## Written task:
Give all the lines below again, exactly, with no pictures.

Source code of charts

|---|

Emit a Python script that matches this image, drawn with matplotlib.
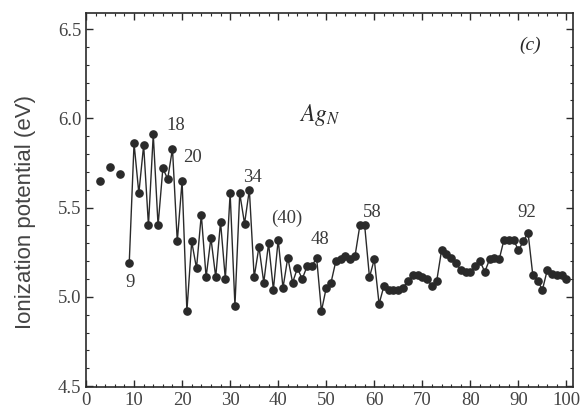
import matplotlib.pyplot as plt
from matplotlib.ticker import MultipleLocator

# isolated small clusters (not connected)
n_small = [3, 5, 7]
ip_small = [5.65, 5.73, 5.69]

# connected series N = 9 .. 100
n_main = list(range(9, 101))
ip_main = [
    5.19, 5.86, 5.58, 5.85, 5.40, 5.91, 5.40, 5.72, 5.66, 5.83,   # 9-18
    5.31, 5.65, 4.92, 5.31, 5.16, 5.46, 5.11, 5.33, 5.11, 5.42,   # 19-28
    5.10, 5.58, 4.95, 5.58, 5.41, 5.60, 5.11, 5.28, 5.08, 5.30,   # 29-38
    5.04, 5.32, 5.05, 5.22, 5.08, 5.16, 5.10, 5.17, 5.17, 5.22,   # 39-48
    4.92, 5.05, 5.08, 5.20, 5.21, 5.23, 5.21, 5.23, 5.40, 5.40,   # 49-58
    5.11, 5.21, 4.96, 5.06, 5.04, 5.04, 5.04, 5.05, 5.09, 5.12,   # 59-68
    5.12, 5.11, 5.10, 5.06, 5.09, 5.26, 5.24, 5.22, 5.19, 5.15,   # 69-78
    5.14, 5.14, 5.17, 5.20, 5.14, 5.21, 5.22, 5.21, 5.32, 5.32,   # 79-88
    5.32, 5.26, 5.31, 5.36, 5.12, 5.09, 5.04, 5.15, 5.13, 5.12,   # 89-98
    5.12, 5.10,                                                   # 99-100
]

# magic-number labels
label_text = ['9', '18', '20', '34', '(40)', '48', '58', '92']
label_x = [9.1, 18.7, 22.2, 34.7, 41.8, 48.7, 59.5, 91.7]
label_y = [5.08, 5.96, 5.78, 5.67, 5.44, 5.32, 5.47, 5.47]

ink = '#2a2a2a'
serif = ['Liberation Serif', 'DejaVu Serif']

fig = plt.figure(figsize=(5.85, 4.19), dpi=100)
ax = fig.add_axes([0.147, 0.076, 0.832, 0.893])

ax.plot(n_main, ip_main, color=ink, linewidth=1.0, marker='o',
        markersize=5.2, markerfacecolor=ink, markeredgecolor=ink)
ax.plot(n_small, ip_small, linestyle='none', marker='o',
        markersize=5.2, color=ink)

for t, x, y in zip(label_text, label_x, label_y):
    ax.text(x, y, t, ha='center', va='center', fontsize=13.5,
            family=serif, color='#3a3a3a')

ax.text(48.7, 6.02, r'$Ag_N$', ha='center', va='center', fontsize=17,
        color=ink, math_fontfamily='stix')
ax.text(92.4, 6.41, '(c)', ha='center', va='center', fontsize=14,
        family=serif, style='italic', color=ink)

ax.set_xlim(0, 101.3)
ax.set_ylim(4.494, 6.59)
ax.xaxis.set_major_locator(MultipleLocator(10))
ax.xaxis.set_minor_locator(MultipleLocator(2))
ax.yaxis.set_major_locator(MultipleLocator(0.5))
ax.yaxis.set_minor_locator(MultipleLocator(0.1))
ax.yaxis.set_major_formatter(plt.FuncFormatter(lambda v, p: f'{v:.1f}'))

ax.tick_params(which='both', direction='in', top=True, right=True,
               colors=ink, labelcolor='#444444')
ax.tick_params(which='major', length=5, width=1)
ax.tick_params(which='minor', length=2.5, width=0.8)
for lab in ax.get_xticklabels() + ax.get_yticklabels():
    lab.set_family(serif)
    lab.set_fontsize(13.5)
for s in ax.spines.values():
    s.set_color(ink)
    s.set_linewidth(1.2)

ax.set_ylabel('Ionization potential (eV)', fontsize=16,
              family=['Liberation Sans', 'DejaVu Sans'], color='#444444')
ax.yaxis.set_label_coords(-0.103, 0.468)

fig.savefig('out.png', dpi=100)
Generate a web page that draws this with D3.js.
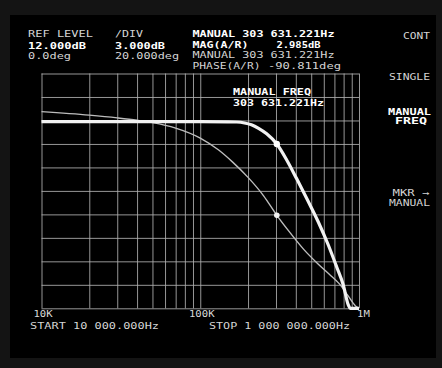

|---|

## Task output:
Emit a Python script that matches this image, drawn with matplotlib.
import matplotlib.pyplot as plt
from matplotlib.ticker import MultipleLocator

# isolated small clusters (not connected)
n_small = [3, 5, 7]
ip_small = [5.65, 5.73, 5.69]

# connected series N = 9 .. 100
n_main = list(range(9, 101))
ip_main = [
    5.19, 5.86, 5.58, 5.85, 5.40, 5.91, 5.40, 5.72, 5.66, 5.83,   # 9-18
    5.31, 5.65, 4.92, 5.31, 5.16, 5.46, 5.11, 5.33, 5.11, 5.42,   # 19-28
    5.10, 5.58, 4.95, 5.58, 5.41, 5.60, 5.11, 5.28, 5.08, 5.30,   # 29-38
    5.04, 5.32, 5.05, 5.22, 5.08, 5.16, 5.10, 5.17, 5.17, 5.22,   # 39-48
    4.92, 5.05, 5.08, 5.20, 5.21, 5.23, 5.21, 5.23, 5.40, 5.40,   # 49-58
    5.11, 5.21, 4.96, 5.06, 5.04, 5.04, 5.04, 5.05, 5.09, 5.12,   # 59-68
    5.12, 5.11, 5.10, 5.06, 5.09, 5.26, 5.24, 5.22, 5.19, 5.15,   # 69-78
    5.14, 5.14, 5.17, 5.20, 5.14, 5.21, 5.22, 5.21, 5.32, 5.32,   # 79-88
    5.32, 5.26, 5.31, 5.36, 5.12, 5.09, 5.04, 5.15, 5.13, 5.12,   # 89-98
    5.12, 5.10,                                                   # 99-100
]

# magic-number labels
label_text = ['9', '18', '20', '34', '(40)', '48', '58', '92']
label_x = [9.1, 18.7, 22.2, 34.7, 41.8, 48.7, 59.5, 91.7]
label_y = [5.08, 5.96, 5.78, 5.67, 5.44, 5.32, 5.47, 5.47]

ink = '#2a2a2a'
serif = ['Liberation Serif', 'DejaVu Serif']

fig = plt.figure(figsize=(5.85, 4.19), dpi=100)
ax = fig.add_axes([0.147, 0.076, 0.832, 0.893])

ax.plot(n_main, ip_main, color=ink, linewidth=1.0, marker='o',
        markersize=5.2, markerfacecolor=ink, markeredgecolor=ink)
ax.plot(n_small, ip_small, linestyle='none', marker='o',
        markersize=5.2, color=ink)

for t, x, y in zip(label_text, label_x, label_y):
    ax.text(x, y, t, ha='center', va='center', fontsize=13.5,
            family=serif, color='#3a3a3a')

ax.text(48.7, 6.02, r'$Ag_N$', ha='center', va='center', fontsize=17,
        color=ink, math_fontfamily='stix')
ax.text(92.4, 6.41, '(c)', ha='center', va='center', fontsize=14,
        family=serif, style='italic', color=ink)

ax.set_xlim(0, 101.3)
ax.set_ylim(4.494, 6.59)
ax.xaxis.set_major_locator(MultipleLocator(10))
ax.xaxis.set_minor_locator(MultipleLocator(2))
ax.yaxis.set_major_locator(MultipleLocator(0.5))
ax.yaxis.set_minor_locator(MultipleLocator(0.1))
ax.yaxis.set_major_formatter(plt.FuncFormatter(lambda v, p: f'{v:.1f}'))

ax.tick_params(which='both', direction='in', top=True, right=True,
               colors=ink, labelcolor='#444444')
ax.tick_params(which='major', length=5, width=1)
ax.tick_params(which='minor', length=2.5, width=0.8)
for lab in ax.get_xticklabels() + ax.get_yticklabels():
    lab.set_family(serif)
    lab.set_fontsize(13.5)
for s in ax.spines.values():
    s.set_color(ink)
    s.set_linewidth(1.2)

ax.set_ylabel('Ionization potential (eV)', fontsize=16,
              family=['Liberation Sans', 'DejaVu Sans'], color='#444444')
ax.yaxis.set_label_coords(-0.103, 0.468)

fig.savefig('out.png', dpi=100)
Generate a web page that draws this with D3.js.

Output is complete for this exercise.